> _DATA LINES_
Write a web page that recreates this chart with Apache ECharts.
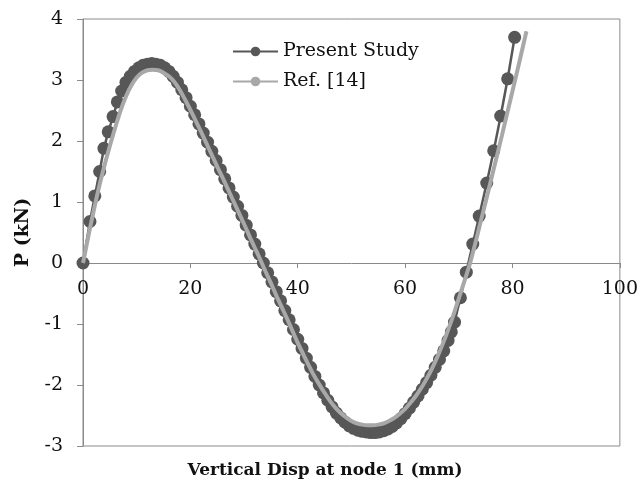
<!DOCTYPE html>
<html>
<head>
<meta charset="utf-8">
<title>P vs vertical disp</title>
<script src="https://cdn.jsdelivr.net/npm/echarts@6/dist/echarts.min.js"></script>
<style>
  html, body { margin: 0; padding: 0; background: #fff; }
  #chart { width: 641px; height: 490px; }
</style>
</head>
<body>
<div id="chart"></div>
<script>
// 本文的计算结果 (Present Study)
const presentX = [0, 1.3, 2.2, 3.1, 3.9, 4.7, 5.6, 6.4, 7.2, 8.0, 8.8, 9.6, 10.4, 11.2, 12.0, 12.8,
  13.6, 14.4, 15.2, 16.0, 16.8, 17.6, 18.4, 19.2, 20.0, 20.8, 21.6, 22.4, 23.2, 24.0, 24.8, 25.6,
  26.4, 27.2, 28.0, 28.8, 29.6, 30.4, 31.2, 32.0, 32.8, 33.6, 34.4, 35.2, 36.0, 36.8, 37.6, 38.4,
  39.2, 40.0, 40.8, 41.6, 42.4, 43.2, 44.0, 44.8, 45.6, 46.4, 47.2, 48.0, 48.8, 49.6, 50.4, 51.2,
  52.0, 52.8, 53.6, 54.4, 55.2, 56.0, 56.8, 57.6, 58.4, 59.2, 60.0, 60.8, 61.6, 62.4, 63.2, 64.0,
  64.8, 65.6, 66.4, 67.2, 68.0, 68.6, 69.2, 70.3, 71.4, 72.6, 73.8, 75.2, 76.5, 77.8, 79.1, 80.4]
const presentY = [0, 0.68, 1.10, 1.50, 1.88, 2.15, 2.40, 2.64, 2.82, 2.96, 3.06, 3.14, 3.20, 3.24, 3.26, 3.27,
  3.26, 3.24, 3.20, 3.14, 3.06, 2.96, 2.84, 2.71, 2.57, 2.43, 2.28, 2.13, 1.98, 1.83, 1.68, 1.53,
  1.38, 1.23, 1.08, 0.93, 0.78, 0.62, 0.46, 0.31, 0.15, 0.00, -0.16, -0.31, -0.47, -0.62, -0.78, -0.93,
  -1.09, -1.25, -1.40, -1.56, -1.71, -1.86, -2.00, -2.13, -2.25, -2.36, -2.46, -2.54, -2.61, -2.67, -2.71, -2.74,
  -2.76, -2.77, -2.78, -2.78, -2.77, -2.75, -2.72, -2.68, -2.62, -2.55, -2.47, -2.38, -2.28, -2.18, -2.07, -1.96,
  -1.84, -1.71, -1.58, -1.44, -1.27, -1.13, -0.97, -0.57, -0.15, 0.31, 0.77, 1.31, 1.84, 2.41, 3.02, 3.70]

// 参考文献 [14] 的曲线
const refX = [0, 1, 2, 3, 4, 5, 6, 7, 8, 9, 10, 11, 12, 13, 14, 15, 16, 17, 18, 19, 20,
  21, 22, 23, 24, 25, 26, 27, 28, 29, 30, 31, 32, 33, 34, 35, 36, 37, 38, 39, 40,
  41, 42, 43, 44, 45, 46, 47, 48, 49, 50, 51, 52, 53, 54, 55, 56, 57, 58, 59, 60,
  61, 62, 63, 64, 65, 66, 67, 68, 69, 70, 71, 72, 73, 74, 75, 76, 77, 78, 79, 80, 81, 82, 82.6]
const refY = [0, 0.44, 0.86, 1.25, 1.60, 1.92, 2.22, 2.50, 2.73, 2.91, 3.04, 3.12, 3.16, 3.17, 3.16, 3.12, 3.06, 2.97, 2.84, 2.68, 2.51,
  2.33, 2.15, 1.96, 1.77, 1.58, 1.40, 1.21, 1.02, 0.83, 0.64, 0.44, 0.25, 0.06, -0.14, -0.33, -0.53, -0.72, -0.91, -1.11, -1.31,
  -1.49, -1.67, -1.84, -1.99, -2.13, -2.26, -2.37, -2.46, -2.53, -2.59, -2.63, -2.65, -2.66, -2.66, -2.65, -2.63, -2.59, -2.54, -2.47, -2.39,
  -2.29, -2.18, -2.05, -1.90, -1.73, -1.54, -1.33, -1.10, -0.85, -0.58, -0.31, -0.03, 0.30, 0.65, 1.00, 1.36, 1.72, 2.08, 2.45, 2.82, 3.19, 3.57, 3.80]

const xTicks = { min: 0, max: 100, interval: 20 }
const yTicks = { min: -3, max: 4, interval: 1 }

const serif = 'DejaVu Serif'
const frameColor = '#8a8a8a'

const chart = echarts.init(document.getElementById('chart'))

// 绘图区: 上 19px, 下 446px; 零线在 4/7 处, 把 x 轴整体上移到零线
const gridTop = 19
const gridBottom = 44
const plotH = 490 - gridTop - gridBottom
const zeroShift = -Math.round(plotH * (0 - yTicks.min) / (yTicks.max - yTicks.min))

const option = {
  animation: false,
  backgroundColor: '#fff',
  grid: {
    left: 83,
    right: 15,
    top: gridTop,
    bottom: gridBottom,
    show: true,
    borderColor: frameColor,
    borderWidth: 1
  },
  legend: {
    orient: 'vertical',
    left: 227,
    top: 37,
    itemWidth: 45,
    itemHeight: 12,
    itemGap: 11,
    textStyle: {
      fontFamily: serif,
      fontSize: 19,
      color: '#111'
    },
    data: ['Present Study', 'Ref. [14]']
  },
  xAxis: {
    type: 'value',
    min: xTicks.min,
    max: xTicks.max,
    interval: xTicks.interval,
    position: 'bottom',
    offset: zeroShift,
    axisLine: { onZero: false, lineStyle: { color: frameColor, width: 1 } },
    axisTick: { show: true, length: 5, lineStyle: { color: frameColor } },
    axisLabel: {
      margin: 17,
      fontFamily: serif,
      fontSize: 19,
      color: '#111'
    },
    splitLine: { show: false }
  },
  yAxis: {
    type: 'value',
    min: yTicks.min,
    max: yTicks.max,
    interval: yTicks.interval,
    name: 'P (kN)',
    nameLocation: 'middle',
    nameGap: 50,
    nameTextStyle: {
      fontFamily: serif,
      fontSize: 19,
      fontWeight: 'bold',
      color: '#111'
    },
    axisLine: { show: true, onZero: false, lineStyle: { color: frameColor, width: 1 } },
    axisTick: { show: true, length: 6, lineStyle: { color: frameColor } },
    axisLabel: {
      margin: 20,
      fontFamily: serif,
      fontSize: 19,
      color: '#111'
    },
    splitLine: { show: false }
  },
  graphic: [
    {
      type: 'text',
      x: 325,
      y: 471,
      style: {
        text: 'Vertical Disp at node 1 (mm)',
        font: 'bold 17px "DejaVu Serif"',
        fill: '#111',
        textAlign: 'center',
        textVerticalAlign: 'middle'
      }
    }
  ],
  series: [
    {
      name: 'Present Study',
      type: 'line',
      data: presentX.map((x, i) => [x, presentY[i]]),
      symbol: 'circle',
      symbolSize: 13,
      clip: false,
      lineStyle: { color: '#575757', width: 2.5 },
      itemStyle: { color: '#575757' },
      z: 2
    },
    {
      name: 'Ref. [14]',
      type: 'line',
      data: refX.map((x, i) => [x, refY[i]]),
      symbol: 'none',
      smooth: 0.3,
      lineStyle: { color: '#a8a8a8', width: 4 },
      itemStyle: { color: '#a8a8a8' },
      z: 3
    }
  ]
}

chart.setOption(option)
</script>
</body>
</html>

> _GIVEN INSTRUCTION_
Each line from the top of the material through the line containing "2.41, 3.02, 3.70]" should be reproduced exactly; please drop any images.

> _WRITTEN REPLY_
Write a web page that recreates this chart with Apache ECharts.
<!DOCTYPE html>
<html>
<head>
<meta charset="utf-8">
<title>P vs vertical disp</title>
<script src="https://cdn.jsdelivr.net/npm/echarts@6/dist/echarts.min.js"></script>
<style>
  html, body { margin: 0; padding: 0; background: #fff; }
  #chart { width: 641px; height: 490px; }
</style>
</head>
<body>
<div id="chart"></div>
<script>
// 本文的计算结果 (Present Study)
const presentX = [0, 1.3, 2.2, 3.1, 3.9, 4.7, 5.6, 6.4, 7.2, 8.0, 8.8, 9.6, 10.4, 11.2, 12.0, 12.8,
  13.6, 14.4, 15.2, 16.0, 16.8, 17.6, 18.4, 19.2, 20.0, 20.8, 21.6, 22.4, 23.2, 24.0, 24.8, 25.6,
  26.4, 27.2, 28.0, 28.8, 29.6, 30.4, 31.2, 32.0, 32.8, 33.6, 34.4, 35.2, 36.0, 36.8, 37.6, 38.4,
  39.2, 40.0, 40.8, 41.6, 42.4, 43.2, 44.0, 44.8, 45.6, 46.4, 47.2, 48.0, 48.8, 49.6, 50.4, 51.2,
  52.0, 52.8, 53.6, 54.4, 55.2, 56.0, 56.8, 57.6, 58.4, 59.2, 60.0, 60.8, 61.6, 62.4, 63.2, 64.0,
  64.8, 65.6, 66.4, 67.2, 68.0, 68.6, 69.2, 70.3, 71.4, 72.6, 73.8, 75.2, 76.5, 77.8, 79.1, 80.4]
const presentY = [0, 0.68, 1.10, 1.50, 1.88, 2.15, 2.40, 2.64, 2.82, 2.96, 3.06, 3.14, 3.20, 3.24, 3.26, 3.27,
  3.26, 3.24, 3.20, 3.14, 3.06, 2.96, 2.84, 2.71, 2.57, 2.43, 2.28, 2.13, 1.98, 1.83, 1.68, 1.53,
  1.38, 1.23, 1.08, 0.93, 0.78, 0.62, 0.46, 0.31, 0.15, 0.00, -0.16, -0.31, -0.47, -0.62, -0.78, -0.93,
  -1.09, -1.25, -1.40, -1.56, -1.71, -1.86, -2.00, -2.13, -2.25, -2.36, -2.46, -2.54, -2.61, -2.67, -2.71, -2.74,
  -2.76, -2.77, -2.78, -2.78, -2.77, -2.75, -2.72, -2.68, -2.62, -2.55, -2.47, -2.38, -2.28, -2.18, -2.07, -1.96,
  -1.84, -1.71, -1.58, -1.44, -1.27, -1.13, -0.97, -0.57, -0.15, 0.31, 0.77, 1.31, 1.84, 2.41, 3.02, 3.70]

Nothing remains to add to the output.